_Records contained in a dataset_
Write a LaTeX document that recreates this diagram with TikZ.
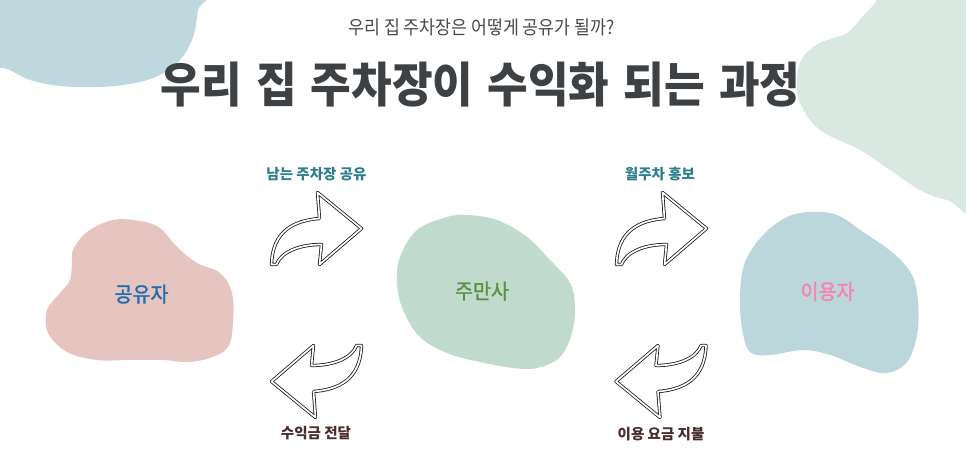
\documentclass[tikz,border=0pt]{standalone}
\usepackage{fontspec}
\setmainfont{Noto Sans CJK KR}
\newfontfamily\krtitle[FakeStretch=0.92,WordSpace=1.4]{Noto Sans CJK KR}
\newfontfamily\krsub[FakeStretch=0.91]{Noto Sans CJK KR}
\newfontfamily\krnode[FakeStretch=0.93,FakeBold=1.5]{Noto Sans CJK KR}
\newfontfamily\krlab{Noto Sans CJK KR}
\definecolor{blobpink}{HTML}{E6C4BF}
\definecolor{blobgreen}{HTML}{C1DACE}
\definecolor{blobblue}{HTML}{BCD7DC}
\definecolor{cornerblue}{HTML}{BED8DD}
\definecolor{cornergreen}{HTML}{DAE8E2}
\definecolor{titlegray}{HTML}{3D4144}
\definecolor{subgray}{HTML}{4A4A4A}
\definecolor{ownerblue}{HTML}{1F6FAD}
\definecolor{jugreen}{HTML}{5B9140}
\definecolor{userpink}{HTML}{F585B0}
\definecolor{labteal}{HTML}{2B7E8C}
\definecolor{labbrown}{HTML}{4B2C2C}
\tikzset{
  arrowline/.style={draw=black!90, line width=0.8pt, double=white, double distance=1.7pt, line join=round},
  curvyarrow/.pic={
    \draw[arrowline] (45,0) -- (1,-36) -- (3,-10)
      .. controls (-22,-8) and (-44,2) .. (-45,36) -- (-40,36)
      .. controls (-36,25) and (-20,16) .. (5,16) -- (3,36) -- cycle;
  },
  blobtext/.style={font=\krnode\fontsize{21}{24}\selectfont},
  toplabel/.style={font=\krlab\bfseries\fontsize{14.5}{17}\selectfont, text=labteal},
  botlabel/.style={font=\krlab\bfseries\fontsize{14.5}{17}\selectfont, text=labbrown}
}
\begin{document}
\begin{tikzpicture}[x=1pt,y=-1pt]
\useasboundingbox (0,0) rectangle (966,460);
\fill[white] (0,0) rectangle (966,460);
\begin{scope}
\clip (0,0) rectangle (966,460);
% corner blobs
\fill[cornerblue] plot[smooth cycle, tension=0.6] coordinates {
  (-20,-20) (202,-20) (198,10) (193,37) (180,60) (160,75) (135,83) (100,87) (60,86) (30,80) (10,70) (-20,55)};
\fill[cornergreen] plot[smooth cycle, tension=0.6] coordinates {
  (892,-20) (875,3) (862,17) (847,33) (820,43) (803,57) (797,77) (800,103) (820,130) (860,150) (890,170) (920,190) (947,200) (990,205) (990,-20)};
\end{scope}
% main blobs
\fill[blobpink] plot[smooth cycle, tension=0.6] coordinates {
  (73,250) (87,232) (113,220) (140,221) (160,228) (177,247) (197,263) (220,273) (232,293) (233,323) (228,347) (210,358) (187,362) (163,360) (130,360) (97,360) (67,352) (48,333) (47,310) (60,293) (70,280) (72,262)};
\fill[blobgreen] plot[smooth cycle, tension=0.6] coordinates {
  (447,217) (467,215) (497,220) (527,237) (550,260) (570,283) (575,307) (572,333) (560,357) (537,368) (513,368) (480,362) (447,353) (420,337) (403,310) (397,283) (400,257) (417,230)};
\fill[blobblue] plot[smooth cycle, tension=0.6] coordinates {
  (810,212) (837,215) (863,232) (893,253) (912,275) (918,302) (917,335) (907,362) (887,373) (863,368) (830,355) (803,350) (770,355) (750,352) (742,328) (740,295) (745,262) (763,235) (787,217)};
% titles
\node[font=\krsub\fontsize{19}{22}\selectfont, text=subgray] (subtitle) at (481.5,27.5) {우리 집 주차장은 어떻게 공유가 될까?};
\node[font=\krtitle\bfseries\fontsize{48}{54}\selectfont, text=titlegray] (title) at (480.5,84.5) {우리 집 주차장이 수익화 되는 과정};
% blob names
\node[blobtext, text=ownerblue] (owner) at (141.5,294) {공유자};
\node[blobtext, text=jugreen] (jumansa) at (482,291) {주만사};
\node[blobtext, text=userpink] (user) at (827.5,291.5) {이용자};
% arrows
\pic (a1) at (316.5,228.5) {curvyarrow};
\pic (a2) at (661.5,228.5) {curvyarrow};
\pic[rotate=180] (a3) at (316.5,381.5) {curvyarrow};
\pic[rotate=180] (a4) at (661,381.5) {curvyarrow};
% labels
\node[toplabel] (l1) at (316.5,174.5) {남는 주차장 공유};
\node[toplabel] (l2) at (660,174.5) {월주차 홍보};
\node[botlabel] (l3) at (316,433.5) {수익금 전달};
\node[botlabel] (l4) at (661,434) {이용 요금 지불};
\end{tikzpicture}
\end{document}
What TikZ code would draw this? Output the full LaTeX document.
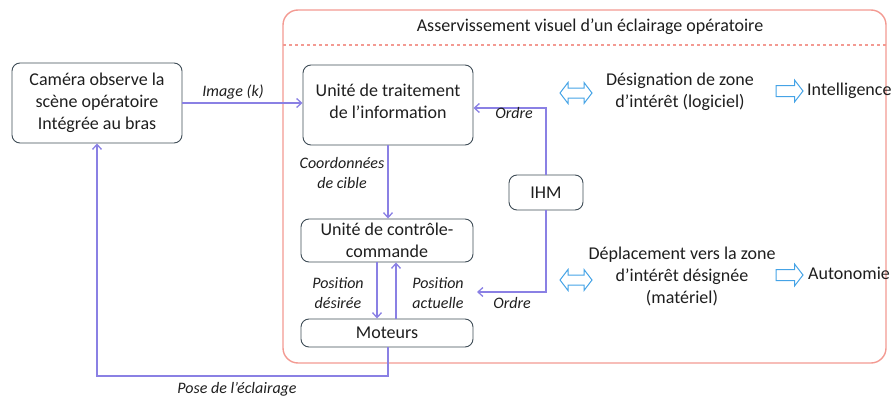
\documentclass[tikz,border=0pt]{standalone}
\usepackage{fontspec}
\setmainfont{Carlito}
\usetikzlibrary{arrows.meta}
\definecolor{boxc}{HTML}{3E4C56}
\definecolor{conn}{HTML}{8A80E4}
\definecolor{framec}{HTML}{F39A92}
\definecolor{bluea}{HTML}{45A3E6}
\definecolor{ink}{HTML}{1E1E1E}
\tikzset{
  blk/.style={draw=boxc, line width=0.9pt, rounded corners=8pt, align=center, inner sep=0pt,
    text=ink, font=\fontsize{18}{22}\selectfont},
  lbl/.style={align=center, inner sep=0pt, text=ink, font=\fontsize{16}{20}\selectfont\itshape},
  txt/.style={align=center, inner sep=0pt, text=ink, font=\fontsize{18}{22}\selectfont},
  cn/.style={draw=conn, line width=1.3pt, -{Straight Barb[length=5pt,width=9pt]}},
  sarrow/.pic={\draw[bluea, line width=1pt, line join=miter]
     (-13.5,-5.5) -- (5,-5.5) -- (5,-11) -- (13.5,0) -- (5,11) -- (5,5.5) -- (-13.5,5.5) -- cycle;},
  darrow/.pic={\draw[bluea, line width=1pt, line join=miter]
     (-8,-5) -- (8,-5) -- (8,-10.5) -- (16,0) -- (8,10.5) -- (8,5) -- (-8,5) -- (-8,10.5) -- (-16,0) -- (-8,-10.5) -- cycle;}
}
\begin{document}
\begin{tikzpicture}[x=1pt,y=-1pt]
\useasboundingbox (0,0) rectangle (891,396);
% frame
\node[draw=framec, line width=1.4pt, rounded corners=15pt, minimum width=603pt, minimum height=353pt, inner sep=0pt] (frame) at (584.5,186.5) {};
\coordinate (dl) at (283,45);
\coordinate (dr) at (886,45);
\draw[framec, line width=1.4pt, dash pattern=on 3pt off 3pt] (dl) -- (dr);
\node[txt] (title) at (590,27) {Asservissement visuel d’un éclairage opératoire};
% boxes
\node[blk, minimum width=170pt, minimum height=80pt] (cam) at (97,103) {Caméra observe la\\scène opératoire\\Intégrée au bras};
\node[blk, minimum width=170pt, minimum height=80pt] (trait) at (388,105) {};
\node[txt] (traittxt) at (388,101) {Unité de traitement\\de l’information};
\node[blk, minimum width=74pt, minimum height=35pt] (ihm) at (546,192.5) {IHM};
\node[blk, minimum width=172pt, minimum height=43pt] (ctrl) at (387,240.5) {Unité de contrôle-\\commande};
\node[blk, minimum width=172pt, minimum height=28pt] (mot) at (387,333) {Moteurs};
% connectors
\draw[cn] (cam.east) -- (cam.east -| trait.west);
\draw[cn] (ihm.north) |- ([yshift=-3pt]trait.east);
\draw[cn] (trait.south) -- (trait.south |- ctrl.north);
\draw[cn] ([xshift=-10pt]ctrl.south) -- ([xshift=-10pt]mot.north);
\draw[cn] ([xshift=9pt]mot.north) -- ([xshift=9pt]ctrl.south);
\coordinate (ordtip) at (477,292);
\draw[cn] (ihm.south) |- (ordtip);
\coordinate (posec) at (388,376);
\draw[cn] (mot.south -| posec) -- (posec) -| (cam.south);
% labels
\node[lbl] (limg) at (233,92) {Image (k)};
\node[lbl] (lord1) at (514,113) {Ordre};
\node[lbl] (lcoord) at (342,173) {Coordonnées\\de cible};
\node[lbl] (lpd) at (338,293) {Position\\désirée};
\node[lbl] (lpa) at (438,293) {Position\\actuelle};
\node[lbl] (lord2) at (512,303) {Ordre};
\node[lbl] (lpose) at (237,389) {Pose de l’éclairage};
% right side
\pic at (576,93) {darrow};
\node[txt] (desig) at (680,92) {Désignation de zone\\d’intérêt (logiciel)};
\pic at (789.5,91) {sarrow};
\node[txt, anchor=west] (intel) at (807,91) {Intelligence};
\pic at (576,280) {darrow};
\node[txt] (depl) at (682,276) {Déplacement vers la zone\\d’intérêt désignée\\(matériel)};
\pic at (789.5,275) {sarrow};
\node[txt, anchor=west] (auto) at (808,273) {Autonomie};
\end{tikzpicture}
\end{document}
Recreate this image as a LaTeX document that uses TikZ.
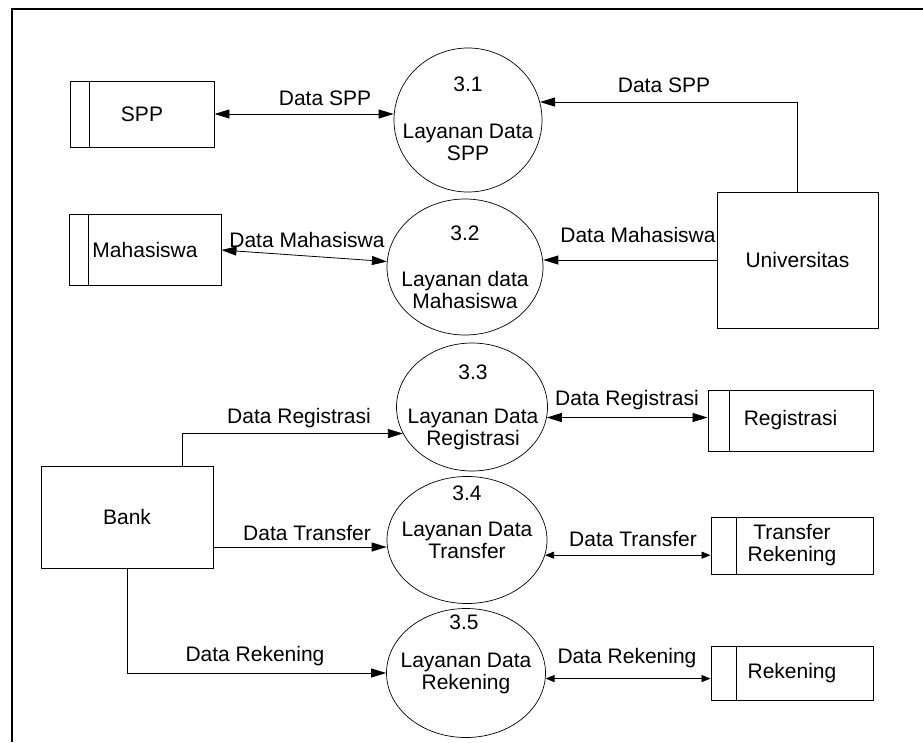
\documentclass[tikz,border=0pt]{standalone}
\usepackage{fontspec}
\setmainfont{Liberation Sans}
\usetikzlibrary{shapes.geometric,arrows.meta,calc}

\begin{document}
\begin{tikzpicture}[x=1pt,y=-1pt,
  every node/.style={font=\fontsize{21}{22}\selectfont, inner sep=0pt, align=center},
  proc/.style={draw, ellipse, line width=0.7pt},
  store/.style={draw, rectangle, line width=0.9pt},
  entity/.style={draw, rectangle, line width=0.9pt},
  bigtip/.tip={Triangle[length=15pt,width=9pt]},
  smalltip/.tip={Triangle[length=9pt,width=7pt]},
  flow/.style={line width=0.8pt, -bigtip},
  bflow/.style={line width=0.8pt, bigtip-bigtip},
  sflow/.style={line width=0.8pt, smalltip-smalltip},
]
\useasboundingbox (0,0) rectangle (923,742);

% outer frame
\draw[line width=2pt] (12,742) -- (12,9) -- (923,9);

% processes
\node[proc, minimum width=148pt, minimum height=144pt] (p31) at (468,120) {};
\node[proc, minimum width=156pt, minimum height=136pt] (p32) at (465,267) {};
\node[proc, minimum width=151pt, minimum height=128pt] (p33) at (472,407) {};
\node[proc, minimum width=160pt, minimum height=127pt] (p34) at (467,540) {};
\node[proc, minimum width=159pt, minimum height=129pt] (p35) at (466,673) {};

\node (n31) at (468,84) {3.1};
\node (t31) at (468,142) {Layanan Data\\SPP};
\node (n32) at (465,233) {3.2};
\node (t32) at (465,290) {Layanan data\\Mahasiswa};
\node (n33) at (473,372) {3.3};
\node (t33) at (473,429) {Layanan Data\\Registrasi};
\node (n34) at (467,493) {3.4};
\node (t34) at (467,540) {Layanan Data\\Transfer};
\node (n35) at (464,622) {3.5};
\node (t35) at (466,673) {Layanan Data\\Rekening};

% data stores
\node[store, minimum width=144pt, minimum height=66pt] (spp) at (142,114) {SPP};
\node[store, minimum width=152pt, minimum height=71pt] (mhs) at (145,250) {Mahasiswa};
\node[store, minimum width=165pt, minimum height=61pt] (reg) at (790.5,420.5) {Registrasi};
\node[store, minimum width=162pt, minimum height=57pt] (trf) at (792,545.5) {Transfer\\Rekening};
\node[store, minimum width=162pt, minimum height=54pt] (rek) at (792,673) {Rekening};

\foreach \s/\d in {spp/20, mhs/20, reg/22, trf/26, rek/26}
  \draw[line width=0.9pt] ([xshift=\d pt]\s.north west) -- ([xshift=\d pt]\s.south west);

% external entities
\node[entity, minimum width=161pt, minimum height=136pt] (univ) at (797.5,260) {Universitas};
\node[entity, minimum width=172pt, minimum height=102pt] (bank) at (127,517) {Bank};

% flows
\draw[bflow] (spp.east) -- (spp.east -| p31.west);
\draw[bflow] (mhs.east) -- (p32);
\draw[flow] (univ.north) |- (p31.14);
\draw[flow] (univ.west) -- (univ.west -| p32.east);

\coordinate (bregtop) at ([xshift=55pt]bank.north);
\coordinate (btrf) at ([yshift=-30pt]bank.east);
\draw[flow] (bregtop) |- (p33.201);
\draw[flow] (btrf) -- (btrf -| p34.west);
\draw[flow] (bank.south) |- (p35.west);

\draw[bflow] (p33.-8) -- (p33.-8 -| reg.west);
\draw[sflow] (p34.-11) -- (p34.-11 -| trf.west);
\draw[sflow] (p35.-4) -- (p35.-4 -| rek.west);

% flow labels
\node (l1) at (325,98) {Data SPP};
\node (l2) at (307,240) {Data Mahasiswa};
\node (l3) at (664,85) {Data SPP};
\node (l4) at (638,235) {Data Mahasiswa};
\node (l5) at (299,418) {Data Registrasi};
\node (l6) at (307,533) {Data Transfer};
\node (l7) at (255,656) {Data Rekening};
\node (l8) at (627,400) {Data Registrasi};
\node (l9) at (633,539) {Data Transfer};
\node (l10) at (627,658) {Data Rekening};
\end{tikzpicture}
\end{document}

_WRITTEN TASK_
From the entries above, list each line with "that" in it.

_COMPLETE ANSWER_
Write a LaTeX document that recreates this diagram with TikZ.
Recreate this image as a LaTeX document that uses TikZ.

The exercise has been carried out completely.